STATED PROBLEM
Pull out all lines from the listing below in which the word "matplotlib" appears.
## begin STORED DATA
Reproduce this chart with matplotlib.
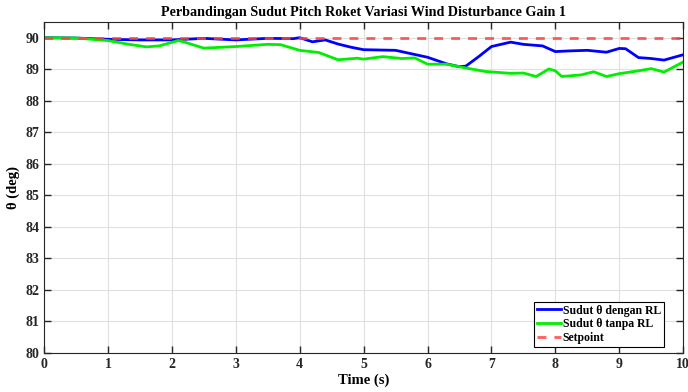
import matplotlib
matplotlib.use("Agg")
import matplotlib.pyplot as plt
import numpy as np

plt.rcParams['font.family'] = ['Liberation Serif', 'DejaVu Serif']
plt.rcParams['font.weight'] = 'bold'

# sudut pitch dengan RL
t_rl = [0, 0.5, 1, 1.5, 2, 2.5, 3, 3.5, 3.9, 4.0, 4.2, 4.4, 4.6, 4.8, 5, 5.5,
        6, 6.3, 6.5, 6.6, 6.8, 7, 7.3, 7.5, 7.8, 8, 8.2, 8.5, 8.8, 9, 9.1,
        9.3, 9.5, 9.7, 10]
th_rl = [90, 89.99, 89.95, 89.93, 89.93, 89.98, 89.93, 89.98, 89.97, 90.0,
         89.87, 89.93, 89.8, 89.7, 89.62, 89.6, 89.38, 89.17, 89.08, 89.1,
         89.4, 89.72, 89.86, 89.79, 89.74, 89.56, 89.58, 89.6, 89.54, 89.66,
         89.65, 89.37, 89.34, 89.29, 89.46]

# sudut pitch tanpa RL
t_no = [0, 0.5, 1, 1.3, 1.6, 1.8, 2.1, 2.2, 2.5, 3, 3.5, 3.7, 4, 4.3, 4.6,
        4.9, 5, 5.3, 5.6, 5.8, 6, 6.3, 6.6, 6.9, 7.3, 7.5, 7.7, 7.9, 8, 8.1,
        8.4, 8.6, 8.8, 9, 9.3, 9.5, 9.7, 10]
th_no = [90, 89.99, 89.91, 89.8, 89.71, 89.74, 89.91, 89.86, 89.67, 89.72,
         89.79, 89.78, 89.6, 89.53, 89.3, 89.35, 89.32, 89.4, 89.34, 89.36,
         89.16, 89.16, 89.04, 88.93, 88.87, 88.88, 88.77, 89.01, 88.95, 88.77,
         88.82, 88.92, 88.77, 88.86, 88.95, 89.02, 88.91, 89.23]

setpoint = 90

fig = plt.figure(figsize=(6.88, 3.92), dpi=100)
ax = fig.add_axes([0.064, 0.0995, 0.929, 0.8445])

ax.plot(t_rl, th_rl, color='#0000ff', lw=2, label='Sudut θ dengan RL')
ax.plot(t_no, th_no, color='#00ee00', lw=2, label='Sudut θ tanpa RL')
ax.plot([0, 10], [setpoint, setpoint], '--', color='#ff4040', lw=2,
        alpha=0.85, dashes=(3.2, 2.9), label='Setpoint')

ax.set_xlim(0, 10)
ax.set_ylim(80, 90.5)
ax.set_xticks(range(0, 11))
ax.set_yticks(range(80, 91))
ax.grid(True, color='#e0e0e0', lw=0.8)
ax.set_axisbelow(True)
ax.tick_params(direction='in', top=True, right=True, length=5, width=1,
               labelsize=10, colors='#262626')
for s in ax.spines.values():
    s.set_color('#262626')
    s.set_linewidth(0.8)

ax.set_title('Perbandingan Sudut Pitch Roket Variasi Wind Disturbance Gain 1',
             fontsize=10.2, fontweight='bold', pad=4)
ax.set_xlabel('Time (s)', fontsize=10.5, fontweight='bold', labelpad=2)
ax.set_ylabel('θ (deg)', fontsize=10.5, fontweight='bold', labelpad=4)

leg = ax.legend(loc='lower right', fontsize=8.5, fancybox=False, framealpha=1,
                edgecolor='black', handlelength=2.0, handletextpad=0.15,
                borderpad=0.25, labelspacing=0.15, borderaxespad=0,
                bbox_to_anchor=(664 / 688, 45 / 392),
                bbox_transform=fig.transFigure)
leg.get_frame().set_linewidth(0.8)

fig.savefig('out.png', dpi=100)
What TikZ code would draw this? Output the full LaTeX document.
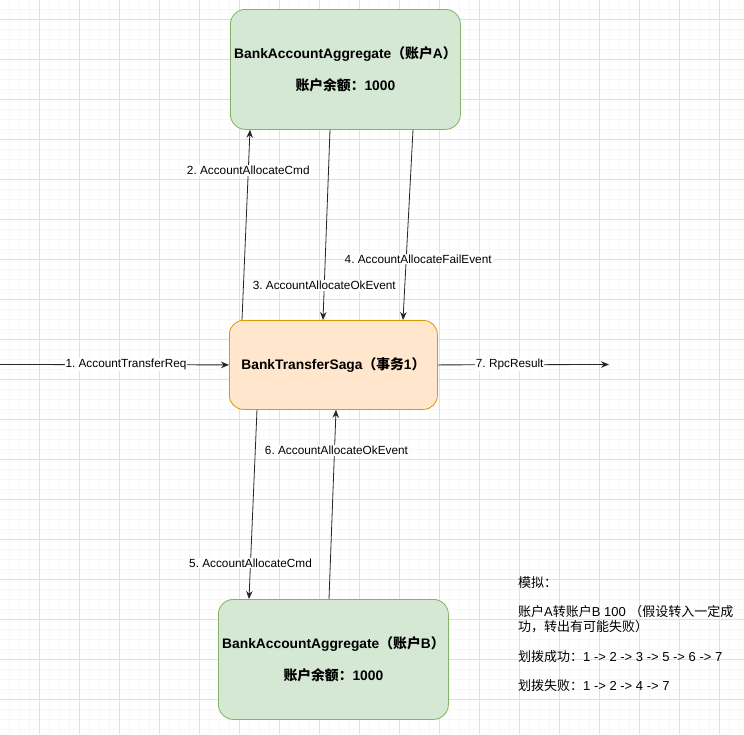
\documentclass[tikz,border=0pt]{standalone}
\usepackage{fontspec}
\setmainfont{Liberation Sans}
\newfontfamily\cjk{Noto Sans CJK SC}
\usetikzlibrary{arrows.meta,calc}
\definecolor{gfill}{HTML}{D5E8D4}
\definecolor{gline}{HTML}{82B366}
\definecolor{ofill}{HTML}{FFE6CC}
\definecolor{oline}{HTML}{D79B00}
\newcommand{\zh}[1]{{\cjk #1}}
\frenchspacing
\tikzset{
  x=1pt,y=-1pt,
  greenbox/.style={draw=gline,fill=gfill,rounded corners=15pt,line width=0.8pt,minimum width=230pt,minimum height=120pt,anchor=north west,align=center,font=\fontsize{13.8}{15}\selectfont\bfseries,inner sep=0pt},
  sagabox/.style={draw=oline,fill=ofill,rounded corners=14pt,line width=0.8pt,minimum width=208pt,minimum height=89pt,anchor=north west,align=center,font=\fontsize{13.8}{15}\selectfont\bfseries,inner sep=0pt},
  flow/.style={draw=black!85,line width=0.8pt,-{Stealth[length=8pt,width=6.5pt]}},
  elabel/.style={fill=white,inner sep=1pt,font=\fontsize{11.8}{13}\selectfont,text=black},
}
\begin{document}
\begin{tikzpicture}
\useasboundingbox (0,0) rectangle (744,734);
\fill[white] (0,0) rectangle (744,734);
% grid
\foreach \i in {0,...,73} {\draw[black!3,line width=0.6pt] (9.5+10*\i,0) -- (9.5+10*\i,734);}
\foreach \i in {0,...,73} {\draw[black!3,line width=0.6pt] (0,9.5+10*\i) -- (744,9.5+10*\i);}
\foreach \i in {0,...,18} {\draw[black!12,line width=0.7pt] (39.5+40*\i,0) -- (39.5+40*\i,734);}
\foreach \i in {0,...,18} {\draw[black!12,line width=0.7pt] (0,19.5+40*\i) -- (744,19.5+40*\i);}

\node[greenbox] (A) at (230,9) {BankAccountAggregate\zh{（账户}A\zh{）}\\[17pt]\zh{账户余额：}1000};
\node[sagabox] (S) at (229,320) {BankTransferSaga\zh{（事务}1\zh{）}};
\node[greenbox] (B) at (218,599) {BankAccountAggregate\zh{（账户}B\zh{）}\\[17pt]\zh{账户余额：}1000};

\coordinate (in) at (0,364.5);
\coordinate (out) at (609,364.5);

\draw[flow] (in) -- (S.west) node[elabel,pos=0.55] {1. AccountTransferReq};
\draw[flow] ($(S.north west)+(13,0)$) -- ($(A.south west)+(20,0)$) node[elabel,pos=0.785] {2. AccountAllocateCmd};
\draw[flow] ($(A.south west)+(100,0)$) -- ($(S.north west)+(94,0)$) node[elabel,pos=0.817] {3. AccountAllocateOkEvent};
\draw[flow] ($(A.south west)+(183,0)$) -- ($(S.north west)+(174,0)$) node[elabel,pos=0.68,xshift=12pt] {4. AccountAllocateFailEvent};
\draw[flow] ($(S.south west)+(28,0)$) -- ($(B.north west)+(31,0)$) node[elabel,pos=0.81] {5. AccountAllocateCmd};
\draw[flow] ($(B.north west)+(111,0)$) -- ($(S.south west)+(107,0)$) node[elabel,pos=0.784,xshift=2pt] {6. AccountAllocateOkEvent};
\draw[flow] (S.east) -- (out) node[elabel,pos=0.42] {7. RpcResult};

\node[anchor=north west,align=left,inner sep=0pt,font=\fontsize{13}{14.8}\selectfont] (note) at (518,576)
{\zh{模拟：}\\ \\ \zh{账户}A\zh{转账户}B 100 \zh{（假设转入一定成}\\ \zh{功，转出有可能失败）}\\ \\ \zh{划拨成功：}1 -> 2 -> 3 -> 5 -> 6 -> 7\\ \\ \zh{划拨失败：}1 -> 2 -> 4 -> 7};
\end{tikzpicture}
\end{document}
## end STORED DATA
## begin STORED DATA
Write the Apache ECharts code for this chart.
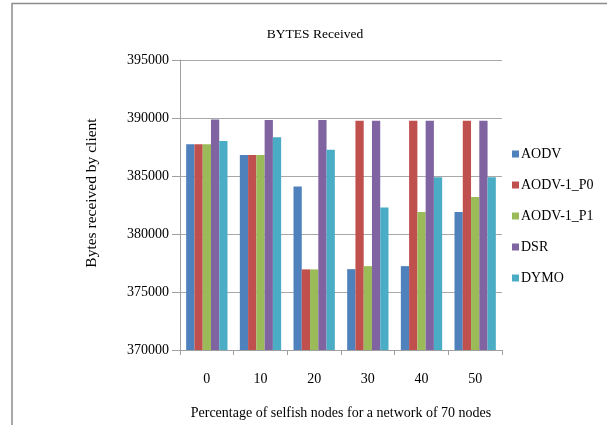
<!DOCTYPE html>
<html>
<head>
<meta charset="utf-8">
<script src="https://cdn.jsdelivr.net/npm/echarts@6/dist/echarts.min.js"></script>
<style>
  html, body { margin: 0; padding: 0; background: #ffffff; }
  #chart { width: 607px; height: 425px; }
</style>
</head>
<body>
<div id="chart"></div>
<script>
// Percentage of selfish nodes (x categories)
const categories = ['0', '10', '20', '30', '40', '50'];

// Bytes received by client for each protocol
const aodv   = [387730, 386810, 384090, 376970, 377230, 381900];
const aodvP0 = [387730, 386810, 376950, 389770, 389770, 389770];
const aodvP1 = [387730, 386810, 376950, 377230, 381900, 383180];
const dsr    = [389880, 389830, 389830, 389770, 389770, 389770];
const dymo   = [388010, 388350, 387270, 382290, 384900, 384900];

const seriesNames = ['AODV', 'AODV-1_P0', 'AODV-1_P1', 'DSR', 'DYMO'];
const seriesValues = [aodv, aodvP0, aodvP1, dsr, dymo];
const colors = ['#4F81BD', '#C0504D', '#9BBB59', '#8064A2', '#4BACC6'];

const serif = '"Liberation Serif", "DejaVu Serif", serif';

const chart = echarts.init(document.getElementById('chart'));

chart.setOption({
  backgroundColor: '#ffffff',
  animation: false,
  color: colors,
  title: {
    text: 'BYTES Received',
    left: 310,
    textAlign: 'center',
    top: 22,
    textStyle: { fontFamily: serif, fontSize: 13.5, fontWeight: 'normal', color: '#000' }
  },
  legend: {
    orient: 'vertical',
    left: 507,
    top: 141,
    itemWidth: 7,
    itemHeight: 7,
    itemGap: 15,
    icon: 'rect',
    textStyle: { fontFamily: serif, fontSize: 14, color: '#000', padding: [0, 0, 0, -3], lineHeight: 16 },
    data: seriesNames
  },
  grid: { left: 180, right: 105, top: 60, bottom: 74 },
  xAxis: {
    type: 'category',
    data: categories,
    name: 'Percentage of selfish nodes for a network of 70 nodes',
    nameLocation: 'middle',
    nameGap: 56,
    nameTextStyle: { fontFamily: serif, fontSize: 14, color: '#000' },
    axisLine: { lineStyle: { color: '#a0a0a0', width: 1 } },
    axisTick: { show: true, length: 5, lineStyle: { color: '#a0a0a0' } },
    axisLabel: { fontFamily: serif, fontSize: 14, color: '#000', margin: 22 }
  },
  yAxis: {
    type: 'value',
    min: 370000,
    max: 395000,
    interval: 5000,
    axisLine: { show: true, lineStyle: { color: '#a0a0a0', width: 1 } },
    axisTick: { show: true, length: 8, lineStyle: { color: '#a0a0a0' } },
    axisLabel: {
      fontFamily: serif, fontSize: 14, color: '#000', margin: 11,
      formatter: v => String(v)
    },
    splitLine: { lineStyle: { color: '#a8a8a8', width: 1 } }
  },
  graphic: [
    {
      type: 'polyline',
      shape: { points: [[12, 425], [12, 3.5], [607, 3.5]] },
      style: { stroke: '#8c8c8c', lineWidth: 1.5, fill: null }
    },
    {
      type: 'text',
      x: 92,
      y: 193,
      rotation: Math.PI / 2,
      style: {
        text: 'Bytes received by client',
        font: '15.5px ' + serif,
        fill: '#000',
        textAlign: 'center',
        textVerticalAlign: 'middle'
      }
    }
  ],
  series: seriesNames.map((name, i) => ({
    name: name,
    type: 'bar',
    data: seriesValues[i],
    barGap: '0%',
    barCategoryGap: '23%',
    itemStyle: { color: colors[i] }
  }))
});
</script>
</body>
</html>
## end STORED DATA
## begin STORED DATA
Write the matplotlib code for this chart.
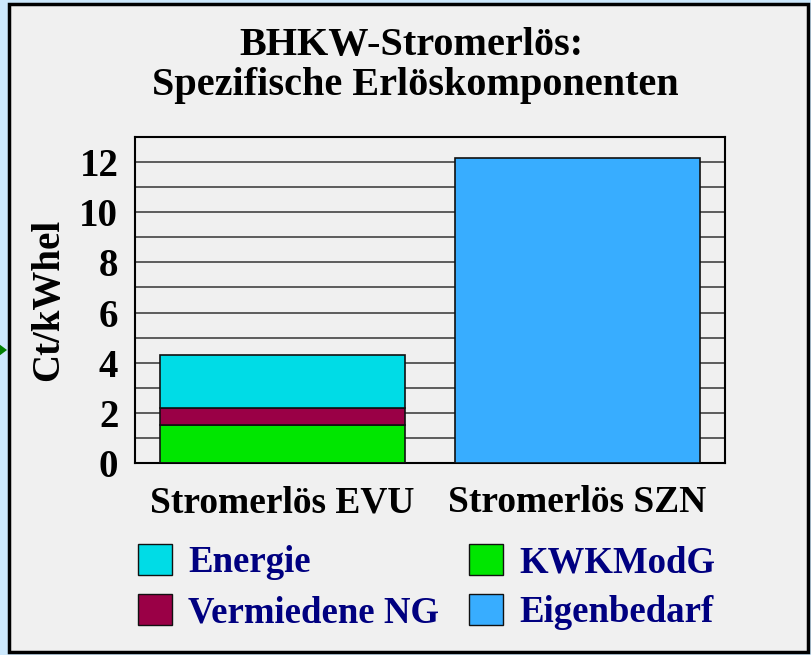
## end STORED DATA
OUTPUT OF THE EXERCISE
Reproduce this chart with matplotlib.
import matplotlib
matplotlib.use("Agg")
import matplotlib.pyplot as plt
Write the matplotlib code for this chart.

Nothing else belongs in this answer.